Brief.
Below are entries. Give back exactly the lines from the one containing "What matplotlib code" through the one containing "from matplotlib.ticker import MultipleLocator", inclusive, without the pictures.

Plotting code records
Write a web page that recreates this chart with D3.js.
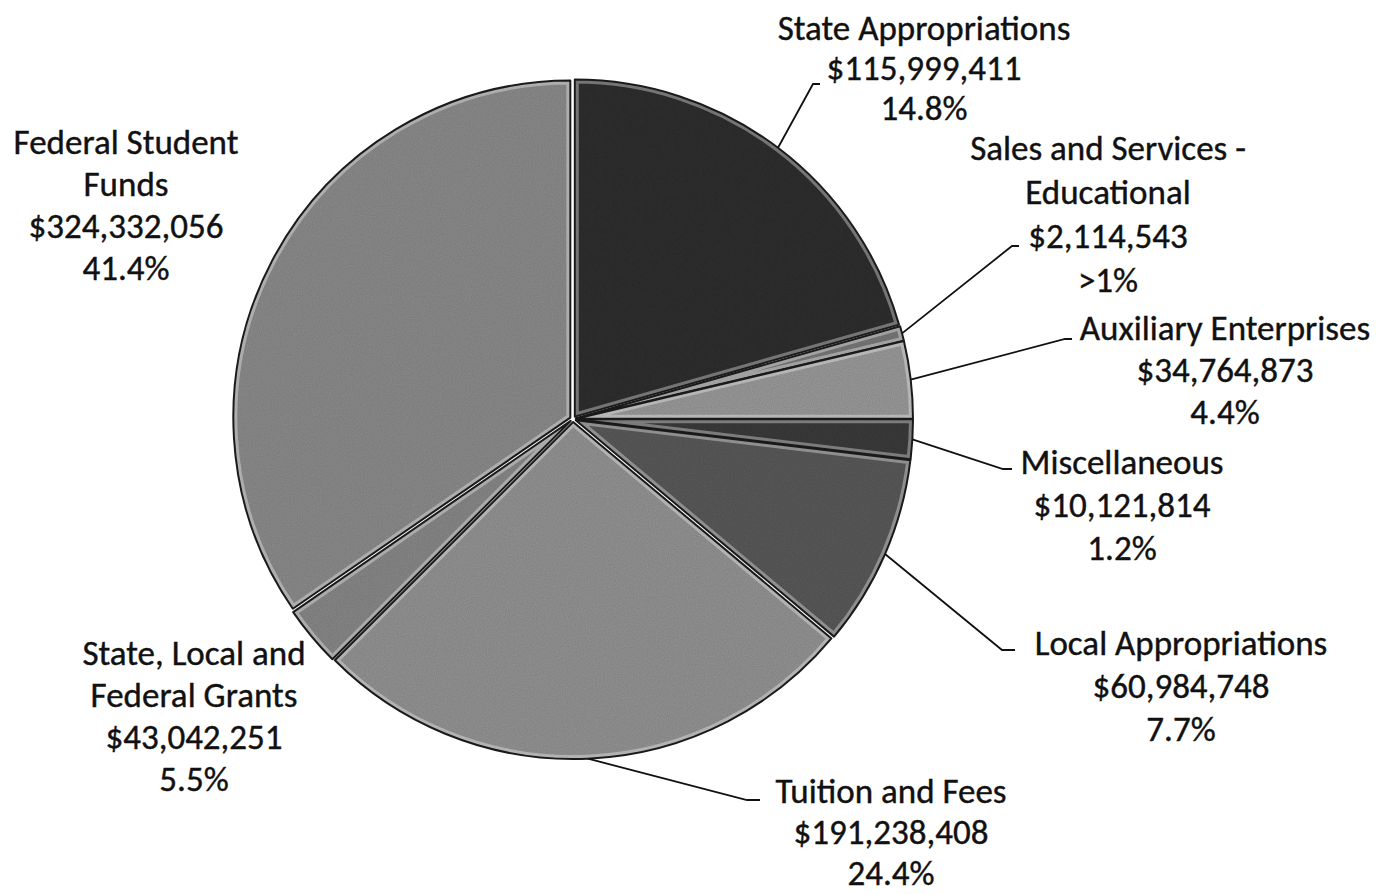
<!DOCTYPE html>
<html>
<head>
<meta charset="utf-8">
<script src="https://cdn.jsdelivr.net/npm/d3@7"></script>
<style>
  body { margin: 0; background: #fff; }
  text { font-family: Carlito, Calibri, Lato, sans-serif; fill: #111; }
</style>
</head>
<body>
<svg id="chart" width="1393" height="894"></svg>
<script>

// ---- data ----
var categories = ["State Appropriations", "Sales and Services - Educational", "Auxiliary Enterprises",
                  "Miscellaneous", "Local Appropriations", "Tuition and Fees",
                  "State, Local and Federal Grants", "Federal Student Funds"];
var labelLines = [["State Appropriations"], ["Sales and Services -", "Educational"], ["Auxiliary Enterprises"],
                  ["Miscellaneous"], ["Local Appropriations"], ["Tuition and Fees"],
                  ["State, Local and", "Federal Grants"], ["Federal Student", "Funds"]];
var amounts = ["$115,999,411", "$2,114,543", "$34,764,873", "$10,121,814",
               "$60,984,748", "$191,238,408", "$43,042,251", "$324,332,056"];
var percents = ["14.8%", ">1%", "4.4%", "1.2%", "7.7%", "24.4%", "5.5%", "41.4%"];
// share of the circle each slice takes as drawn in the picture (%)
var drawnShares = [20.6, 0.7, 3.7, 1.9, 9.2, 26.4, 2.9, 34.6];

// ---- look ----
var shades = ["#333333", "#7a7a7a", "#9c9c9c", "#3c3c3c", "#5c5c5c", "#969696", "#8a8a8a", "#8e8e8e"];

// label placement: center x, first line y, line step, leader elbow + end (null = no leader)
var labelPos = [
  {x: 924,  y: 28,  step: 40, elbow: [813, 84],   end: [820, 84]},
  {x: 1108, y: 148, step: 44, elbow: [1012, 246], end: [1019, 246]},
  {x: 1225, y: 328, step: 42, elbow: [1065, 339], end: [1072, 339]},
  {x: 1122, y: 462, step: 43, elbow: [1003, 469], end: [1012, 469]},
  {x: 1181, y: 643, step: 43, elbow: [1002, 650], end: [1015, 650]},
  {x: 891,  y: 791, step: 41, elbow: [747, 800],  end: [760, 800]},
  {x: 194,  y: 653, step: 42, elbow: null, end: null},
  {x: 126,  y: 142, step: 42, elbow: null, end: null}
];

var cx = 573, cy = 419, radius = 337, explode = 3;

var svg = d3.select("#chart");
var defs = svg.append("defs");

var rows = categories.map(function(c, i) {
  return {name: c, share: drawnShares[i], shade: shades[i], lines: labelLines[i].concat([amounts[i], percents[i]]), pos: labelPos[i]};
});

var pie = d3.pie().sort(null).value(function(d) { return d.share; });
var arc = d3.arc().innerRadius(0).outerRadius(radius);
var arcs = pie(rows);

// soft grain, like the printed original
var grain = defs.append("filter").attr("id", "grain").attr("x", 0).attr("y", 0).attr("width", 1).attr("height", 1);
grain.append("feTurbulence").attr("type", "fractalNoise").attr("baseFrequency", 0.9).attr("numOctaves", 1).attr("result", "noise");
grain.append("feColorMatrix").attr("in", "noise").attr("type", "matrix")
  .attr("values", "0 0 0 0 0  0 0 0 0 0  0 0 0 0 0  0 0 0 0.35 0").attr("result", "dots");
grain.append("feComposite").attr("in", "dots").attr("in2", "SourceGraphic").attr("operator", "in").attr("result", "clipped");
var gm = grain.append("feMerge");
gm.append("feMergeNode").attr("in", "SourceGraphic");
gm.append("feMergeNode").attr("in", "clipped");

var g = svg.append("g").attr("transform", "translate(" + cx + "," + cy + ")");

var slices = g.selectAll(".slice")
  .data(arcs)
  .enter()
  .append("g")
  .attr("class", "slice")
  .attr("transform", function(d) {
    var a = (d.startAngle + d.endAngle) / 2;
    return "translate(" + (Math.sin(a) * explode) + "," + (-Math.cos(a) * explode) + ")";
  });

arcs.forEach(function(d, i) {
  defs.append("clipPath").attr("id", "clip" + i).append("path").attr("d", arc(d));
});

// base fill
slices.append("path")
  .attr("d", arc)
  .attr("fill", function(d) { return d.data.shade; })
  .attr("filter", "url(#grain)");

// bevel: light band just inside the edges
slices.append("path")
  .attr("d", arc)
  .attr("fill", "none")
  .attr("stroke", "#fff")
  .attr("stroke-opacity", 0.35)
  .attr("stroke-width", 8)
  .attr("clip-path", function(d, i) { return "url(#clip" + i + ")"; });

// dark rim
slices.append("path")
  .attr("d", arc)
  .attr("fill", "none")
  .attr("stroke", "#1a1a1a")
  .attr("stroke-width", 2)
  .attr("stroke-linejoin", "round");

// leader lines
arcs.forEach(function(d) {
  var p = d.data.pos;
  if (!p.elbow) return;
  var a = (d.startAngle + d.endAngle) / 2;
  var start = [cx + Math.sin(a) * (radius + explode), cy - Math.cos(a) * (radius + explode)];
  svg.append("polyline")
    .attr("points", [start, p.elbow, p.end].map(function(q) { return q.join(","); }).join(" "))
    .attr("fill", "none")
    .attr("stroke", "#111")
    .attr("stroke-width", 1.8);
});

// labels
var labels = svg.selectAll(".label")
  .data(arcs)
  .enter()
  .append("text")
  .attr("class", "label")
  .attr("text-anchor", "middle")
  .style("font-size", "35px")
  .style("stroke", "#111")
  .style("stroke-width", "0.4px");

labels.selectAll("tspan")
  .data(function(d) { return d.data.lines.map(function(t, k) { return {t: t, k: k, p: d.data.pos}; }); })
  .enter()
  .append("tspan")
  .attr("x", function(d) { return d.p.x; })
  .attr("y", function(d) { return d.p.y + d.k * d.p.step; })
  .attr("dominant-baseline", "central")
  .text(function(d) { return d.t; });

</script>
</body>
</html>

--

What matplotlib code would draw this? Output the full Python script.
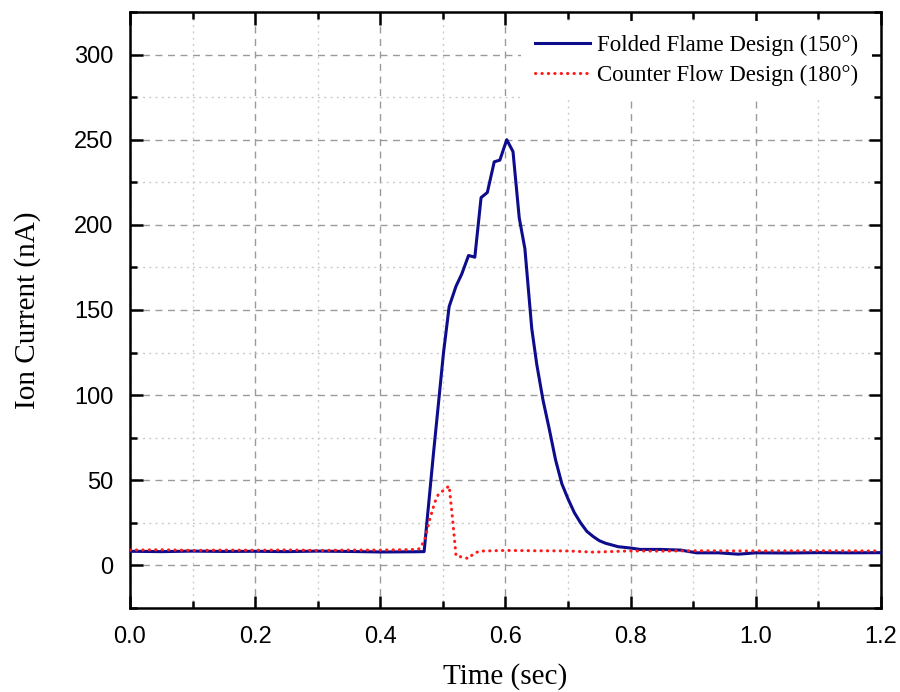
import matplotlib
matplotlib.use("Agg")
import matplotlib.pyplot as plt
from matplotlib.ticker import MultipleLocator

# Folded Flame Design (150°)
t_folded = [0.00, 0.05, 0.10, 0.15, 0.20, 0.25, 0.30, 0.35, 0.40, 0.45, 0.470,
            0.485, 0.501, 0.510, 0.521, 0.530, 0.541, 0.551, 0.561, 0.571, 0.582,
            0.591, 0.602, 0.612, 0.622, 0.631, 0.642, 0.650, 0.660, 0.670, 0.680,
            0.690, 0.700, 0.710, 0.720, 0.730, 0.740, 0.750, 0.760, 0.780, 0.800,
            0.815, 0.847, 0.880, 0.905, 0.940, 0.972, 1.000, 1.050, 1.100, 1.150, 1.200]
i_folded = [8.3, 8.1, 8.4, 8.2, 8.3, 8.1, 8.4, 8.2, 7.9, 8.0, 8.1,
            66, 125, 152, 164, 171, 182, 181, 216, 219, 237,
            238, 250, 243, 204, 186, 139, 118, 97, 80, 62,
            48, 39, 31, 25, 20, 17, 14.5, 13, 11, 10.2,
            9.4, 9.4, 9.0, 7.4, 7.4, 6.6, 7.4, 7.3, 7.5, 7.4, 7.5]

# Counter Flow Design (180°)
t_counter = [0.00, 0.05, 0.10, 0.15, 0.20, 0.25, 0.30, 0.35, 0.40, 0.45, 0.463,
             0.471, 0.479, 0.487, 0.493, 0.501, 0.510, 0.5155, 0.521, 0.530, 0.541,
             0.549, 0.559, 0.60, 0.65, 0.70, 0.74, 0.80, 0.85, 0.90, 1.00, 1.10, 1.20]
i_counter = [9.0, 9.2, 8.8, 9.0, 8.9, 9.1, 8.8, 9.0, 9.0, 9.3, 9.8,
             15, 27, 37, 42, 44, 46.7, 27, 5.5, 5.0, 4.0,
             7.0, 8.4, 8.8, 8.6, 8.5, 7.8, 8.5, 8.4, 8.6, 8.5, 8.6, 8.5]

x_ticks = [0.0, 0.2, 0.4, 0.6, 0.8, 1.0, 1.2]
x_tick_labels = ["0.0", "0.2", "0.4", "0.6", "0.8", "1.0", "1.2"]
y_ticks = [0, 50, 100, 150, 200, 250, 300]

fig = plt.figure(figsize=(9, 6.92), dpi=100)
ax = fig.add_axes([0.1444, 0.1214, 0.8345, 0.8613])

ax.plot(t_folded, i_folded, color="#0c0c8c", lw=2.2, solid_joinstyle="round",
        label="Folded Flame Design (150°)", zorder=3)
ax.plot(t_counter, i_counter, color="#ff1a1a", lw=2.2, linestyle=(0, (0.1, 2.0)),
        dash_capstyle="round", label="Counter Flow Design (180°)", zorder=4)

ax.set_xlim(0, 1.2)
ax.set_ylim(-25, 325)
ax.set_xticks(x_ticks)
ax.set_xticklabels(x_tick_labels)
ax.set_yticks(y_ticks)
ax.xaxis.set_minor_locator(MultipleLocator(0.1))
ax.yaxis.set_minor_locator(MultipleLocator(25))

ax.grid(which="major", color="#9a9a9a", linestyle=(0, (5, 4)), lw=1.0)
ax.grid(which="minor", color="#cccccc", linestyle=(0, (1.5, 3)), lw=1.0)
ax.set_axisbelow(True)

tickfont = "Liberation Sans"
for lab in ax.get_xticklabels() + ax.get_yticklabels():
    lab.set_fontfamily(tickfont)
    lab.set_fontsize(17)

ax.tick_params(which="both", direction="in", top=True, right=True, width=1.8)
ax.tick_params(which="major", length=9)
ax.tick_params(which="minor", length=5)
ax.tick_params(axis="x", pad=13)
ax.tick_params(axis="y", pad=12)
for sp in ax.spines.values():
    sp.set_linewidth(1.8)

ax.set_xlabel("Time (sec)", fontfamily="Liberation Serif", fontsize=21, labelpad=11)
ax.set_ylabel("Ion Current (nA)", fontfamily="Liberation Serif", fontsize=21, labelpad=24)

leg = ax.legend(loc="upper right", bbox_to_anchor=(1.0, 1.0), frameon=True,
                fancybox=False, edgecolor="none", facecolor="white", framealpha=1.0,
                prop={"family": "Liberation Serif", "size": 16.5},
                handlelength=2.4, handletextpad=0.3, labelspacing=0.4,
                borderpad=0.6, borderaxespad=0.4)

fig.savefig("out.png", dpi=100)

Solution.
What matplotlib code would draw this? Output the full Python script.
import matplotlib
matplotlib.use("Agg")
import matplotlib.pyplot as plt
from matplotlib.ticker import MultipleLocator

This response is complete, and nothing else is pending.